**DATA EXTRACT:**

-----

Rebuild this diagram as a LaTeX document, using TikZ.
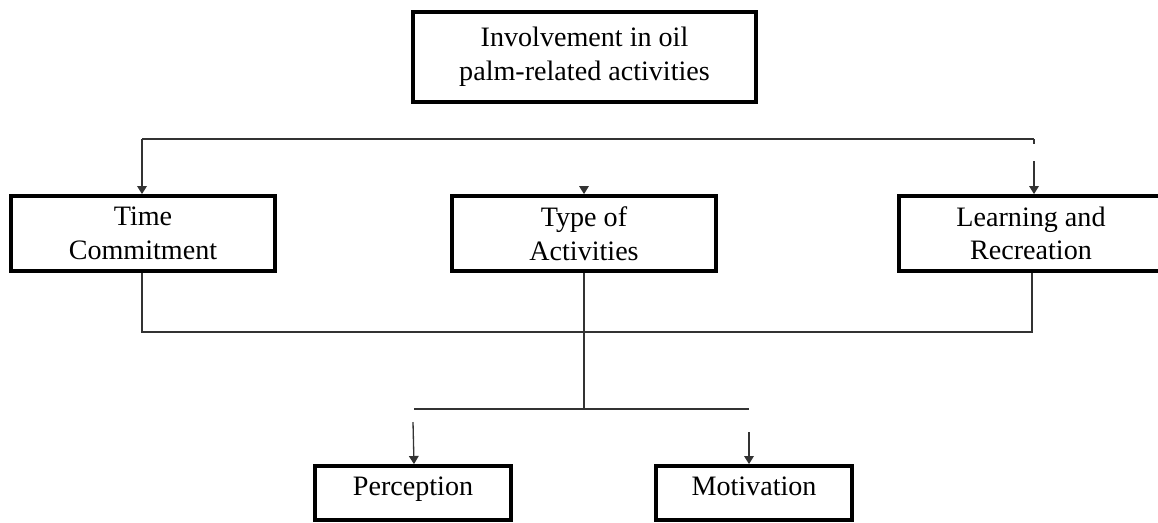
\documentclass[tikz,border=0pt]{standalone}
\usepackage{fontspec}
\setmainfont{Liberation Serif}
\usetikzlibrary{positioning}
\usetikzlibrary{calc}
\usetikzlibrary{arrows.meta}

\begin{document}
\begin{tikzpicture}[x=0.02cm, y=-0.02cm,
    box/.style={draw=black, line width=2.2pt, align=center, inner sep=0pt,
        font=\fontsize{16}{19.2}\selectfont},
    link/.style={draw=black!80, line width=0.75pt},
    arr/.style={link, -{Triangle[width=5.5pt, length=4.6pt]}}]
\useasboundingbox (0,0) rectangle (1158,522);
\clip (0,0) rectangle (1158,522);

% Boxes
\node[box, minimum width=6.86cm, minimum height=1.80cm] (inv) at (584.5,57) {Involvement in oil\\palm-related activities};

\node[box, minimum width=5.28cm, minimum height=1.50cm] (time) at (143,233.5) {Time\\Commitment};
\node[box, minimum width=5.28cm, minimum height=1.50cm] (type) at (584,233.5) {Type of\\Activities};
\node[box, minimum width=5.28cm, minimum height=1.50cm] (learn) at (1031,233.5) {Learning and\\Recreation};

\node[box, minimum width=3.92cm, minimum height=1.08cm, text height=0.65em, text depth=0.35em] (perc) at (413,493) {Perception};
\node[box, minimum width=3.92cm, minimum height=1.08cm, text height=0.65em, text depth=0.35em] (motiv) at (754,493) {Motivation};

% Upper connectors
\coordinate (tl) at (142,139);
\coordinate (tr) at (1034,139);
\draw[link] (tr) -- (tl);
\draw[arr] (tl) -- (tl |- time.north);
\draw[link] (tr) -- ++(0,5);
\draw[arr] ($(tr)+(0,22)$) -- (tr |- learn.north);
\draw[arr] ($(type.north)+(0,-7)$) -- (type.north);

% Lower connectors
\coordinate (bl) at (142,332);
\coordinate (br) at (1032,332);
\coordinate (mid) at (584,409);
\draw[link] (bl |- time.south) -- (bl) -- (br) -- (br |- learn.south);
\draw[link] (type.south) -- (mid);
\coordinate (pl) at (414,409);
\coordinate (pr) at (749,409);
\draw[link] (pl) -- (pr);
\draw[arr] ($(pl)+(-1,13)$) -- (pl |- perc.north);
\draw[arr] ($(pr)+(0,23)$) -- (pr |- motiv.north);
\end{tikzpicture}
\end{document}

-----

**EXERCISE AIM:** Omit the pictures and give the material again, exactly and in full.

**SOLUTION TO THE PROBLEM:**
Rebuild this diagram as a LaTeX document, using TikZ.
\documentclass[tikz,border=0pt]{standalone}
\usepackage{fontspec}
\setmainfont{Liberation Serif}
\usetikzlibrary{positioning}
\usetikzlibrary{calc}
\usetikzlibrary{arrows.meta}

\begin{document}
\begin{tikzpicture}[x=0.02cm, y=-0.02cm,
    box/.style={draw=black, line width=2.2pt, align=center, inner sep=0pt,
        font=\fontsize{16}{19.2}\selectfont},
    link/.style={draw=black!80, line width=0.75pt},
    arr/.style={link, -{Triangle[width=5.5pt, length=4.6pt]}}]
\useasboundingbox (0,0) rectangle (1158,522);
\clip (0,0) rectangle (1158,522);

% Boxes
\node[box, minimum width=6.86cm, minimum height=1.80cm] (inv) at (584.5,57) {Involvement in oil\\palm-related activities};

\node[box, minimum width=5.28cm, minimum height=1.50cm] (time) at (143,233.5) {Time\\Commitment};
\node[box, minimum width=5.28cm, minimum height=1.50cm] (type) at (584,233.5) {Type of\\Activities};
\node[box, minimum width=5.28cm, minimum height=1.50cm] (learn) at (1031,233.5) {Learning and\\Recreation};

\node[box, minimum width=3.92cm, minimum height=1.08cm, text height=0.65em, text depth=0.35em] (perc) at (413,493) {Perception};
\node[box, minimum width=3.92cm, minimum height=1.08cm, text height=0.65em, text depth=0.35em] (motiv) at (754,493) {Motivation};

% Upper connectors
\coordinate (tl) at (142,139);
\coordinate (tr) at (1034,139);
\draw[link] (tr) -- (tl);
\draw[arr] (tl) -- (tl |- time.north);
\draw[link] (tr) -- ++(0,5);
\draw[arr] ($(tr)+(0,22)$) -- (tr |- learn.north);
\draw[arr] ($(type.north)+(0,-7)$) -- (type.north);

% Lower connectors
\coordinate (bl) at (142,332);
\coordinate (br) at (1032,332);
\coordinate (mid) at (584,409);
\draw[link] (bl |- time.south) -- (bl) -- (br) -- (br |- learn.south);
\draw[link] (type.south) -- (mid);
\coordinate (pl) at (414,409);
\coordinate (pr) at (749,409);
\draw[link] (pl) -- (pr);
\draw[arr] ($(pl)+(-1,13)$) -- (pl |- perc.north);
\draw[arr] ($(pr)+(0,23)$) -- (pr |- motiv.north);
\end{tikzpicture}
\end{document}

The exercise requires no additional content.